# AVAILABLE RECORDS:
+ + + + + + +

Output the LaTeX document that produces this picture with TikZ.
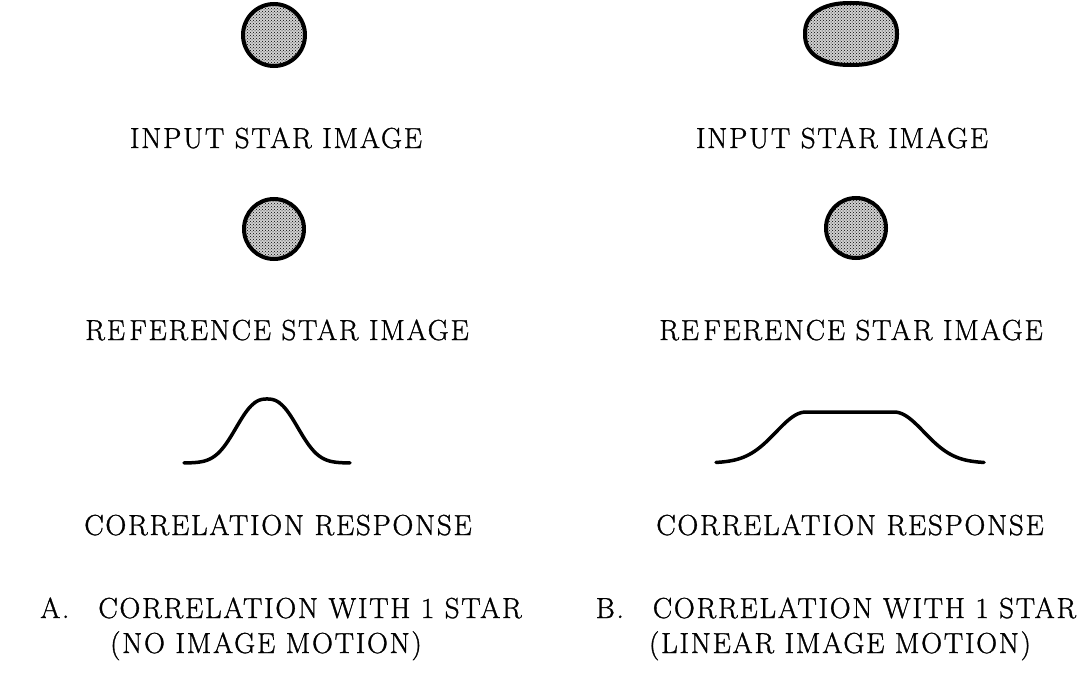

+ + + + + + +

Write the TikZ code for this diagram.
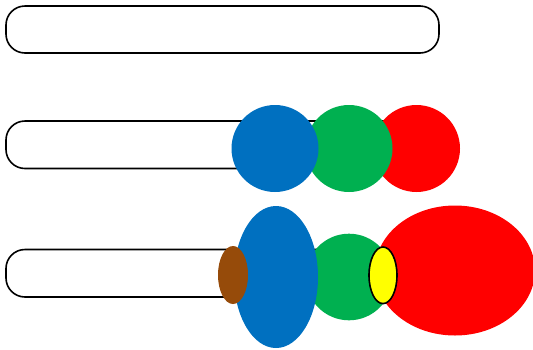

+ + + + + + +

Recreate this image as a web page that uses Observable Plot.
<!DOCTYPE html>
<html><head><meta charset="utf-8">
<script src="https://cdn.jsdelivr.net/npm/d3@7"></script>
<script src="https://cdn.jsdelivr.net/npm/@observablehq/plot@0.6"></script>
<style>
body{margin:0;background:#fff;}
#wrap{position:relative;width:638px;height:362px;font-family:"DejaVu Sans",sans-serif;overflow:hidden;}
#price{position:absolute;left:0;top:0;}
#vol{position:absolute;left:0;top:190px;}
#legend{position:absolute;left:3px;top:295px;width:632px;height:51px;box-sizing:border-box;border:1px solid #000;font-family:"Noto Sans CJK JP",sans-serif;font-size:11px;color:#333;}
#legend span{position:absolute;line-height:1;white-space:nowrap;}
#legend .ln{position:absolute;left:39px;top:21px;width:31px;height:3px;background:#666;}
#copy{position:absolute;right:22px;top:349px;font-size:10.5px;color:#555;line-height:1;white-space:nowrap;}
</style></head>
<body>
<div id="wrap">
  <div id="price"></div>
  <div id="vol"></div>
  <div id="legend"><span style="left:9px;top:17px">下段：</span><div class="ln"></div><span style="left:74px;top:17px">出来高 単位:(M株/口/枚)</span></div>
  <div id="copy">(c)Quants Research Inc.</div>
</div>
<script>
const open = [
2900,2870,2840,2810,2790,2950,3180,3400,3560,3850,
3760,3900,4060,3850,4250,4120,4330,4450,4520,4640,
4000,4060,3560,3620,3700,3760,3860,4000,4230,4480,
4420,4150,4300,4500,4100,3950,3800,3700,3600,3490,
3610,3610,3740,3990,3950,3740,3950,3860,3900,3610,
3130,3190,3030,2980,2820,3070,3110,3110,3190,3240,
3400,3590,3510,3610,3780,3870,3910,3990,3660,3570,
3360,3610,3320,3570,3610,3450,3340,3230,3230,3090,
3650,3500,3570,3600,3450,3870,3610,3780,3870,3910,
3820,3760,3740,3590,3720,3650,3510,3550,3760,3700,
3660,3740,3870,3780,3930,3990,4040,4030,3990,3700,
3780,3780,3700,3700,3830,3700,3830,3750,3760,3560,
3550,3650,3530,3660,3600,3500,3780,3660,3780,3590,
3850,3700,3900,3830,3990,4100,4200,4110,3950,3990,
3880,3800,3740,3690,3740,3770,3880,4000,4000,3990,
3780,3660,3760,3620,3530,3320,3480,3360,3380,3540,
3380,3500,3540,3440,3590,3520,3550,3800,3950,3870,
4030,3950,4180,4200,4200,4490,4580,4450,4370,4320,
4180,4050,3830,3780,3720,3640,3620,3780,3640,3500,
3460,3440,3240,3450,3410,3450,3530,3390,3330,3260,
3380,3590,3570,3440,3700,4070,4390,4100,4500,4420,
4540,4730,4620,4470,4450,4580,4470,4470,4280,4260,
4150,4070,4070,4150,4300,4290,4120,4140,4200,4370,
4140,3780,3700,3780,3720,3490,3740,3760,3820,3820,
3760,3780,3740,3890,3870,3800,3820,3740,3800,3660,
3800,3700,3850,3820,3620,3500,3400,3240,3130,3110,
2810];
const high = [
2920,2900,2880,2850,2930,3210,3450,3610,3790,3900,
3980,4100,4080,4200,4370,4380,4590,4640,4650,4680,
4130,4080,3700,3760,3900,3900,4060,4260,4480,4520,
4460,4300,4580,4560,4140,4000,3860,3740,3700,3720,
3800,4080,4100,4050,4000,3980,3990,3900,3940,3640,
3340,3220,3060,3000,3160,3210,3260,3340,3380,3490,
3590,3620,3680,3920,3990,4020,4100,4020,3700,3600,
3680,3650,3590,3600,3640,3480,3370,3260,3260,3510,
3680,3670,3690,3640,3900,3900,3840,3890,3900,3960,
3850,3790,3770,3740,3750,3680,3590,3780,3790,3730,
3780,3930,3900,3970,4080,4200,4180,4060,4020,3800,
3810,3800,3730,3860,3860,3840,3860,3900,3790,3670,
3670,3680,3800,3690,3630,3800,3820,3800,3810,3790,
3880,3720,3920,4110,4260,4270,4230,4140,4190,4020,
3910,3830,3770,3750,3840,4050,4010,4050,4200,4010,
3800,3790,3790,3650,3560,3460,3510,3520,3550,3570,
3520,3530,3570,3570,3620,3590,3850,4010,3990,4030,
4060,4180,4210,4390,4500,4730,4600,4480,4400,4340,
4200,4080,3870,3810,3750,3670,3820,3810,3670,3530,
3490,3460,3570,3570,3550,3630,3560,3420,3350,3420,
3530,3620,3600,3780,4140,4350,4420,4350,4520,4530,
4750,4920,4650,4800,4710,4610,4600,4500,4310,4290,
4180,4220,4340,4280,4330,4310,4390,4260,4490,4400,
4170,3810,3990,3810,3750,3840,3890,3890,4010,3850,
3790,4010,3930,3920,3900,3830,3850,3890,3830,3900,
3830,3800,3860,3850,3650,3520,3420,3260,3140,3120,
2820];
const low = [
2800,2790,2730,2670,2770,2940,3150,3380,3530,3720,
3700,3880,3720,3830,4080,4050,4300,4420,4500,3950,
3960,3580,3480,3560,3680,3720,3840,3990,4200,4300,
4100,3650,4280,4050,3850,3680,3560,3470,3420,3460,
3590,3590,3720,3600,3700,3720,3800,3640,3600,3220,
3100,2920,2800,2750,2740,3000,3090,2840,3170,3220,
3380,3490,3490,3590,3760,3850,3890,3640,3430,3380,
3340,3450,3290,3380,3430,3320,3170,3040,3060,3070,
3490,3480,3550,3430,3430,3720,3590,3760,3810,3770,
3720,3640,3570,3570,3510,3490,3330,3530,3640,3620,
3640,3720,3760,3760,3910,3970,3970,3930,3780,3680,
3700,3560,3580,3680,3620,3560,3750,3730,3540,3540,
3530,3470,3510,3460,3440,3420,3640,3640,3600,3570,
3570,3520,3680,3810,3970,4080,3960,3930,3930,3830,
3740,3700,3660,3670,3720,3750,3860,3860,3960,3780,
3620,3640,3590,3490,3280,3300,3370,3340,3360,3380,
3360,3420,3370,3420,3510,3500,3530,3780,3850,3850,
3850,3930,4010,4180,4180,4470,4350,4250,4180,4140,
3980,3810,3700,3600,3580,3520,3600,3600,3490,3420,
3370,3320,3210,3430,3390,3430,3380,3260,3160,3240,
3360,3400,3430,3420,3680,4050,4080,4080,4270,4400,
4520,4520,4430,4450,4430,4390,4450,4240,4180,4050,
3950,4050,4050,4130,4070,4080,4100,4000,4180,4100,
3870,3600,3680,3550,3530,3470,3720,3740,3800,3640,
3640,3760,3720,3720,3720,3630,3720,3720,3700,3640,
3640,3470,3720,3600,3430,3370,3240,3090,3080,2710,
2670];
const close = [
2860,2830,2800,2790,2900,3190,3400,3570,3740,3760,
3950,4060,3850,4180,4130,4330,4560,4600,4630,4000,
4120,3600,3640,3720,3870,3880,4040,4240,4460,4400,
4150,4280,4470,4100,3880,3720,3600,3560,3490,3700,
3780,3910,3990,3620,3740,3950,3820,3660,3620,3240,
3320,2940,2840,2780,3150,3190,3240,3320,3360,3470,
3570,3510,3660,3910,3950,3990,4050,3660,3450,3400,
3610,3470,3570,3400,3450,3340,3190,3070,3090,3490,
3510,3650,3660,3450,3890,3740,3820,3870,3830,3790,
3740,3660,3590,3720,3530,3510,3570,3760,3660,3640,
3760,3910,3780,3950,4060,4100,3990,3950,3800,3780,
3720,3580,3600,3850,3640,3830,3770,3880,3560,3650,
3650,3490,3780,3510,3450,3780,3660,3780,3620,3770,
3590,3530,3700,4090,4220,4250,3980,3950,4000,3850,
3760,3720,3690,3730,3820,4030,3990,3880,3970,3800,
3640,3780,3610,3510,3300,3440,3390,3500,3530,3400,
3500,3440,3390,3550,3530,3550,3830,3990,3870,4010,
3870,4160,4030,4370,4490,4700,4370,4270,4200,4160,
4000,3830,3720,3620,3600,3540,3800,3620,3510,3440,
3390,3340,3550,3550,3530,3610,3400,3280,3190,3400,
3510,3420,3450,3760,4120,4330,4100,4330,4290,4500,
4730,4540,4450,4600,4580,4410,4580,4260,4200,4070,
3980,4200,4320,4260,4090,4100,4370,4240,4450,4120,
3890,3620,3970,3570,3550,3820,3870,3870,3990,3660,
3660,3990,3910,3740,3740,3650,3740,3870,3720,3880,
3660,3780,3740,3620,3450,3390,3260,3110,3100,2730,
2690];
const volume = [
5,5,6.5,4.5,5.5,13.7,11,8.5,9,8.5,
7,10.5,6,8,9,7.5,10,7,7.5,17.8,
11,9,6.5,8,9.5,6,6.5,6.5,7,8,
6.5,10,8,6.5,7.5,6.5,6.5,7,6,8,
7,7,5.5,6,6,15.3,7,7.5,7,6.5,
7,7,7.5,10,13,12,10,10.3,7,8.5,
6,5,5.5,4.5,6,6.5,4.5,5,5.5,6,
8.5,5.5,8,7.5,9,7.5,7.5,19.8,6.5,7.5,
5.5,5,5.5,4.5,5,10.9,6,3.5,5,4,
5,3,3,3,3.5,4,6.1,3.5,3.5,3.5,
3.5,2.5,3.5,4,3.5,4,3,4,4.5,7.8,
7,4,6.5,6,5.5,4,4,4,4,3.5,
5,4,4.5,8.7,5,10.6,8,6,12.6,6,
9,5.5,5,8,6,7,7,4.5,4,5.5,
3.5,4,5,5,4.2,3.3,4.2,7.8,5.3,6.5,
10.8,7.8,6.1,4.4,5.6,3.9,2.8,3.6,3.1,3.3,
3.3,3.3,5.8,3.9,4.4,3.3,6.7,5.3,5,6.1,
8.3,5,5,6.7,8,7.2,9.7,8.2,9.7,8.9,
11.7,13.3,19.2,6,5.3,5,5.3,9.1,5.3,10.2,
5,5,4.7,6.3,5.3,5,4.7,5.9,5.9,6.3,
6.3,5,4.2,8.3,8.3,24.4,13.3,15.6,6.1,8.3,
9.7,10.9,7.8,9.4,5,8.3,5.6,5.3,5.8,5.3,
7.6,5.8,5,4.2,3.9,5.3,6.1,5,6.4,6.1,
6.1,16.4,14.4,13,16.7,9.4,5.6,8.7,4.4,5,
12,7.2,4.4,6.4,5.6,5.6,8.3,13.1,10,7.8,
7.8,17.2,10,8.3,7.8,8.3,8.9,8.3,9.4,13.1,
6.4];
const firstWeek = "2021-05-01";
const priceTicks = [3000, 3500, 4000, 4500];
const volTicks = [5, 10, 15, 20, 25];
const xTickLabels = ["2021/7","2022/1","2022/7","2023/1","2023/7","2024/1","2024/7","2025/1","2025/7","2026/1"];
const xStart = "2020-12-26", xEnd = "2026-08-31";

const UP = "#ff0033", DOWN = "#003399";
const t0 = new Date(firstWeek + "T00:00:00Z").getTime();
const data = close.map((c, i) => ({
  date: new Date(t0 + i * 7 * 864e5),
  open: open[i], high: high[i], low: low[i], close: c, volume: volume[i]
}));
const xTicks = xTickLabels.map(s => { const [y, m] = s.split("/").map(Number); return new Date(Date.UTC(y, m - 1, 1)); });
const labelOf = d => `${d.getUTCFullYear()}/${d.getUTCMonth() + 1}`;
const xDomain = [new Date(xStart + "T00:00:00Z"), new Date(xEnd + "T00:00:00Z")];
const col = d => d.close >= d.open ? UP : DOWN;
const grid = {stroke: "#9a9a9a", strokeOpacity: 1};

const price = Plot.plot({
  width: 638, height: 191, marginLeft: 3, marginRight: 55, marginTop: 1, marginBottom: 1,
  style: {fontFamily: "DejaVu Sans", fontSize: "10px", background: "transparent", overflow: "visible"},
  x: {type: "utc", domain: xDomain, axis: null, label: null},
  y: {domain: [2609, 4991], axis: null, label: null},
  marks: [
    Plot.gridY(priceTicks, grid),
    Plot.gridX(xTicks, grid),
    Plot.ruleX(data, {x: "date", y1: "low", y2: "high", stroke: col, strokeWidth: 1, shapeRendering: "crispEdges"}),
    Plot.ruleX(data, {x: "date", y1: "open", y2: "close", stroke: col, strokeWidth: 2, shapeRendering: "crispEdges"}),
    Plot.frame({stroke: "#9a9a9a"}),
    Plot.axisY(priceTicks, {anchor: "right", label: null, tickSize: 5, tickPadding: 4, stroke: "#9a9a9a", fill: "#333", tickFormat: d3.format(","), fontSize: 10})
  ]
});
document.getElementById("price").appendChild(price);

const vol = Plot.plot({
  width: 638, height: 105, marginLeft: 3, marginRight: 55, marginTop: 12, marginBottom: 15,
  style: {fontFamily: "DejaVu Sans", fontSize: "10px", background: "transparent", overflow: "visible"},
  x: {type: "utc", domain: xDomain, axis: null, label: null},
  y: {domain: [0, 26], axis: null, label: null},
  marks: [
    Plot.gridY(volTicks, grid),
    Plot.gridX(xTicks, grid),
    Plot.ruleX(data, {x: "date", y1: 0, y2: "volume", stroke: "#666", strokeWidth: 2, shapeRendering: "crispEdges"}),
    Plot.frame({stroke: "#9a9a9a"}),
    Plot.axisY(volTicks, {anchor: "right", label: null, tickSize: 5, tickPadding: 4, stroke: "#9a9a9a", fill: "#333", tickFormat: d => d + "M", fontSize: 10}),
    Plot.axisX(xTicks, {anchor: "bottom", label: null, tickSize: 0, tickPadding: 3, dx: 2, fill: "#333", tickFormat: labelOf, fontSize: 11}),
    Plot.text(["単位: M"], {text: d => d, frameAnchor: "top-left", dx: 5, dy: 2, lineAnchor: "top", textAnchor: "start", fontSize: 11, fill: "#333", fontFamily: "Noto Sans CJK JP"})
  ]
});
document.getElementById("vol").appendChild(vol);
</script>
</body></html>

+ + + + + + +

Among the lines of the data, identify those with the word "document". Copy each of them.

Output the LaTeX document that produces this picture with TikZ.
document.getElementById("price").appendChild(price);
document.getElementById("vol").appendChild(vol);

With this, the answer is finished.